Ebbene, un platform a binari nel 2017 ha superato ogni record di vendite, lo avreste mai detto? No? Bhè, nemmeno Activision. Eppure è di quel Crash Bandicoot e del suo vetusto level design che il pubblico aveva nostalgia.
I precedenti tuttavia non sono incoraggianti, basti pensare ai già citati Resident Evil 5 e 6 o a Dead Space 3: tutti progetti che per “svecchiare” e rendere più mainstream le proprie serie hanno accantonato il genere survival horror di cui facevano parte in favore di meccaniche action risultate invece un enorme vortice che tutto snatura e standardizza, portando ad un conseguente crollo di gradimento la cui unica via d’uscita è il dietrofront.
Come se non bastasse, il compito di Square-Enix è ben più gravoso e complesso rispetto a quello realizzato per Resident Evil 2 Remake. Capcom, ha infatti potuto attingere da meccaniche già collaudate in numerosi e recenti survival horror, mentre per rendere più dinamico un JRPG senza snaturarlo in un action, richiederebbe lo studio e la sperimentazione di soluzioni e meccaniche potenzialmente inedite con il rischio che possano non funzionare a dovere.
Square-Enix da parte sua, nell’ultima decade non ha certo dato un’immagine rassicurante di sé.
Gli sviluppi decennali caratterizzati da cambi repentini e dietrofront di Final Fantasy XV e Kingdom Hearts 3, uniti al fatto che Nomura avrebbe imparato da un trailer di essere il director di Final Fantasy VII Remake, fa davvero sorgere dei dubbi sul reale stato organizzativo dell’azienda di Tokyo, e rende quanto mai lecito domandarsi quanto abbiano le idee chiare.

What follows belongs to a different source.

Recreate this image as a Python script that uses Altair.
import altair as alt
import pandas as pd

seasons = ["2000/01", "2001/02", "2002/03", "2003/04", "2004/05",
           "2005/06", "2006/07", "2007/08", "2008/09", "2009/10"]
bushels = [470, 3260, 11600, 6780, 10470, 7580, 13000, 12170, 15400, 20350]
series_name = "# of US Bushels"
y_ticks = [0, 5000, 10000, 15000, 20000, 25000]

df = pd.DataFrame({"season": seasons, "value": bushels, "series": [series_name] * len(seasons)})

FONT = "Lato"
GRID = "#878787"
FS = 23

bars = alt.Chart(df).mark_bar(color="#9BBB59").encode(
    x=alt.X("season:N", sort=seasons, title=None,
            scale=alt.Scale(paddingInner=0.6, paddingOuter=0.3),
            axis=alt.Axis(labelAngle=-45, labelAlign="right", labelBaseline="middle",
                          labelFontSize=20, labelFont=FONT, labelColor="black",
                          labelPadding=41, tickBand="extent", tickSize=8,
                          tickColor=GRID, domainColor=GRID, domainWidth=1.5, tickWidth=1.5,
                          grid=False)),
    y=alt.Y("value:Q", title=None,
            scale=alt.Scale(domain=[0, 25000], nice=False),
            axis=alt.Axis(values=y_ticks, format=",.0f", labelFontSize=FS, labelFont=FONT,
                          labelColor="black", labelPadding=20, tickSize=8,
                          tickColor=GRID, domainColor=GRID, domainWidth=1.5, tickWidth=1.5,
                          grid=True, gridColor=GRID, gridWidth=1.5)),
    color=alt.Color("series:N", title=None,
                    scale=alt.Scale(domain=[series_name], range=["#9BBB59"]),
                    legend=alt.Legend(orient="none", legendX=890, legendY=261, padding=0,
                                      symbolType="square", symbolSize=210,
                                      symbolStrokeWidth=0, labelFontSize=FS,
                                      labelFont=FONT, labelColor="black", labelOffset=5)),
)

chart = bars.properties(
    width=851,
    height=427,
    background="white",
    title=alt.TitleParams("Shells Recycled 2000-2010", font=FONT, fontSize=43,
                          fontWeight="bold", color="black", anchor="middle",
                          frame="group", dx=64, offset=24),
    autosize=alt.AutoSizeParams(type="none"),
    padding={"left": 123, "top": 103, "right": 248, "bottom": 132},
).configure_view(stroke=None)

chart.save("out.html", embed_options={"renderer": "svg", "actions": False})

E mentre i fan di vecchia data (fra cui il sottoscritto) altro non vorrebbero che vedere i modelli poligonali super definiti di Cloud, Barret e Tifa molleggiarsi sulle ginocchia e aspettare pazientemente il proprio turno, non resta che sperare che Square-Enix riesca a trovare un valido compromesso in grado di rinnovare l’amore per quest’opera per i fan dell’originale, e far scoprire questa pietra miliare anche a chi, oggigiorno, non se la sente di cimentarsi in un’avventura con personaggi super deformed.